Dataset rows >>

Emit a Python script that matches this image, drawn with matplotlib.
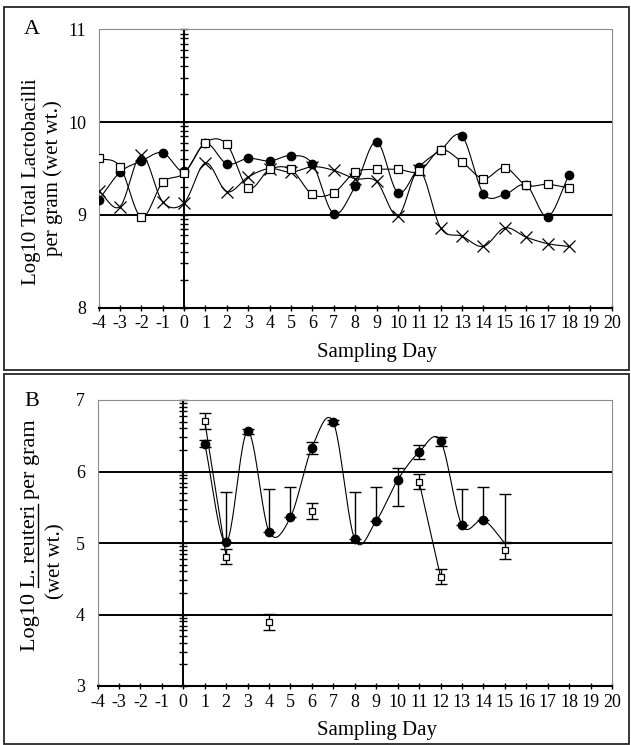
import matplotlib
matplotlib.use("Agg")
import matplotlib.pyplot as plt
import numpy as np
from matplotlib.patches import Rectangle
from matplotlib.lines import Line2D

plt.rcParams['font.family'] = ['Liberation Serif', 'DejaVu Serif']

# ---- Panel A: total lactobacilli (days -4..18)
days_a = np.arange(-4, 19)
squares_a = [9.61, 9.52, 8.975, 9.35, 9.45, 9.78, 9.76, 9.29, 9.49, 9.49, 9.22, 9.24,
             9.46, 9.49, 9.49, 9.47, 9.70, 9.57, 9.39, 9.51, 9.32, 9.33, 9.29]
circles_a = [9.16, 9.46, 9.58, 9.67, 9.47, 9.77, 9.55, 9.61, 9.58, 9.64, 9.55, 9.01,
             9.31, 9.79, 9.24, 9.52, 9.70, 9.85, 9.23, 9.22, 9.32, 8.98, 9.43]
crosses_a = [9.26, 9.09, 9.645, 9.14, 9.13, 9.56, 9.25, 9.41, 9.50, 9.46, 9.52, 9.48,
             9.39, 9.36, 8.99, 9.48, 8.86, 8.77, 8.66, 8.86, 8.76, 8.69, 8.66]

# ---- Panel B: L. reuteri
days_b_circ = np.arange(1, 16)
circles_b = [6.39, 5.01, 6.56, 5.16, 5.36, 6.33, 6.69, 5.05, 5.31, 5.88, 6.27, 6.43, 5.25, 5.32, 5.00]
circ_err_up = [0.05, 0.71, 0.04, 0.59, 0.43, 0.08, 0.03, 0.66, 0.48, 0.17, 0.10, 0.05, 0.50, 0.46, 0.68]
circ_err_lo = [0.05, 0.0, 0.04, 0.0, 0.0, 0.09, 0.03, 0.0, 0.0, 0.36, 0.10, 0.08, 0.0, 0.0, 0.0]

days_b_sq = [1, 2, 4, 6, 11, 12, 15]
squares_b = [6.71, 4.81, 3.90, 5.45, 5.86, 4.53, 4.90]
sq_err = [0.11, 0.10, 0.11, 0.11, 0.10, 0.10, 0.12]

xticks = np.arange(-4, 21)


def smooth(x, y, n=24):
    # Catmull-Rom curve through the points (line drawing only)
    pts = np.column_stack([x, y]).astype(float)
    if len(pts) < 3:
        return pts[:, 0], pts[:, 1]
    p = np.vstack([2 * pts[0] - pts[1], pts, 2 * pts[-1] - pts[-2]])
    t = np.linspace(0, 1, n, endpoint=False)[:, None]
    out = []
    for i in range(1, len(p) - 2):
        p0, p1, p2, p3 = p[i - 1], p[i], p[i + 1], p[i + 2]
        seg = 0.5 * (2 * p1 + (-p0 + p2) * t + (2 * p0 - 5 * p1 + 4 * p2 - p3) * t ** 2
                     + (-p0 + 3 * p1 - 3 * p2 + p3) * t ** 3)
        out.append(seg)
    out.append(pts[-1][None])
    out = np.vstack(out)
    return out[:, 0], out[:, 1]


W, H = 631, 745
fig = plt.figure(figsize=(W / 100, H / 100), dpi=100)


def px_axes(left, right, top, bottom):
    return fig.add_axes([left / W, 1 - bottom / H, (right - left) / W, (bottom - top) / H])


def style_axes(ax, ymin, ymax, grid):
    ax.set_xlim(-4, 20)
    ax.set_ylim(ymin, ymax)
    ax.set_xticks(xticks)
    ax.set_xticklabels([str(v) for v in xticks])
    ax.set_yticks(np.arange(ymin, ymax + 1))
    ax.tick_params(axis='x', direction='inout', length=5, width=1, labelsize=13, pad=3)
    ax.tick_params(axis='y', length=0, labelsize=13, pad=9)
    for s in ['left', 'top', 'right']:
        ax.spines[s].set_color('0.55')
        ax.spines[s].set_linewidth(0.8)
        ax.spines[s].set_linestyle((0, (1, 1)))
    ax.spines['bottom'].set_linewidth(1.5)
    for g in grid:
        ax.axhline(g, color='k', lw=1.4, zorder=1)
    # day 0 axis with log style ticks
    ax.axvline(0, color='k', lw=1.4, zorder=1)
    tk = []
    for base in range(ymin, ymax):
        tk += [base + np.log10(k) for k in range(1, 10)]
    tk.append(ymax)
    ax.plot(np.zeros(len(tk)), tk, ls='none', marker='_', ms=6, mew=1.0, color='k',
            clip_on=False, zorder=2)


# ---------- Panel A
axA = px_axes(98.6, 611.7, 29.3, 307.7)
style_axes(axA, 8, 11, [9, 10])

sx, sy = smooth(days_a, squares_a)
axA.plot(sx, sy, color='k', lw=0.8, zorder=3)
sx, sy = smooth(days_a, circles_a)
axA.plot(sx, sy, color='k', lw=0.8, zorder=3)
sx, sy = smooth(days_a, crosses_a)
axA.plot(sx, sy, color='k', lw=0.8, zorder=3)
axA.plot(days_a, crosses_a, ls='none', marker='x', ms=8, mew=0.9, color='k', zorder=4)
axA.plot(days_a, circles_a, ls='none', marker='o', ms=6, color='k', zorder=5)
axA.plot(days_a, squares_a, ls='none', marker='s', ms=6, mfc='white', mec='k', mew=0.9, zorder=6)

# ---------- Panel B
axB = px_axes(97.5, 612.0, 400.0, 686.0)
style_axes(axB, 3, 7, [4, 5, 6])

sx, sy = smooth(days_b_circ, circles_b)
axB.plot(sx, sy, color='k', lw=0.8, zorder=3)
# square segments joined only on consecutive days
d = np.array(days_b_sq)
v = np.array(squares_b)
breaks = np.where(np.diff(d) > 1)[0] + 1
for seg_d, seg_v in zip(np.split(d, breaks), np.split(v, breaks)):
    if len(seg_d) > 1:
        axB.plot(seg_d, seg_v, color='k', lw=0.8, zorder=3)

axB.errorbar(days_b_circ, circles_b, yerr=[circ_err_lo, circ_err_up], fmt='none',
             ecolor='k', elinewidth=1.0, capsize=4, capthick=1.0, zorder=4)
axB.plot(days_b_circ[:-1], circles_b[:-1], ls='none', marker='o', ms=6, color='k', zorder=5)
axB.errorbar(days_b_sq, squares_b, yerr=sq_err, fmt='none', ecolor='k', elinewidth=1.0,
             capsize=4, capthick=1.0, zorder=4)
axB.plot(days_b_sq, squares_b, ls='none', marker='s', ms=5, mfc='white', mec='k', mew=0.9, zorder=6)

# ---------- texts
fs_lab = 15
fig.text(32 / W, 1 - 30 / H, 'A', fontsize=16, ha='center', va='center')
fig.text(32 / W, 1 - 402 / H, 'B', fontsize=16, ha='center', va='center')
fig.text(377 / W, 1 - 353 / H, 'Sampling Day', fontsize=fs_lab, ha='center', va='center')
fig.text(377 / W, 1 - 730 / H, 'Sampling Day', fontsize=fs_lab, ha='center', va='center')

fig.text(32 / W, 1 - 182 / H, 'Log10 Total Lactobacilli', fontsize=fs_lab, rotation=90,
         ha='center', va='center')
fig.text(53 / W, 1 - 178 / H, 'per gram (wet wt.)', fontsize=fs_lab, rotation=90,
         ha='center', va='center')

# B label: first line with "L. reuteri" underlined
fs_b = 16
line1 = 'Log10 L. reuteri per gram'
renderer = fig.canvas.get_renderer()


def text_w(s):
    t = fig.text(0, 0, s, fontsize=fs_b)
    w = t.get_window_extent(renderer).width
    t.remove()
    return w


pre_w = text_w('Log10 L') - text_w('L')
end_w = text_w('Log10 L. reuteri')
yc = H - 535
lab = fig.text(31 / W, yc / H, line1, fontsize=fs_b, rotation=90, ha='center', va='center')
ext = lab.get_window_extent(renderer)
ybot = ext.y0
ux = ext.x1 - 3
fig.add_artist(Line2D([ux / W, ux / W], [(ybot + pre_w) / H, (ybot + end_w) / H],
                      color='k', lw=1.0))
fig.text(56 / W, 1 - 561 / H, '(wet wt.)', fontsize=fs_lab, rotation=90, ha='center', va='center')

# panel frames
fig.add_artist(Rectangle((4 / W, 1 - 370 / H), 625 / W, 363 / H, fill=False, lw=1.3,
                         edgecolor='0.15'))
fig.add_artist(Rectangle((4 / W, 1 - 744 / H), 625 / W, 370 / H, fill=False, lw=1.3,
                         edgecolor='0.15'))

fig.savefig('out.png', dpi=100)
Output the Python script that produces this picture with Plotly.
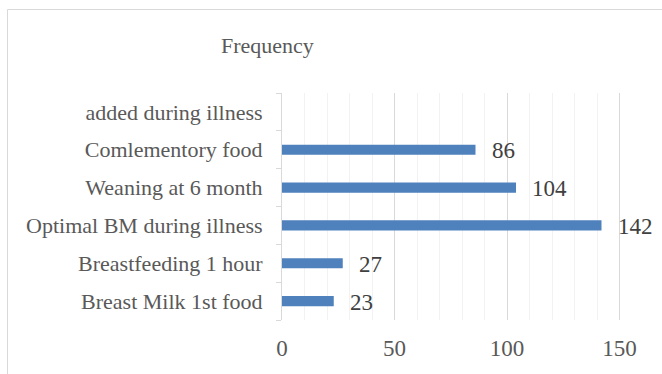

Short problem >>
Using the entries above, state how many lines include the word "script", with no other words.

Full solution >>
2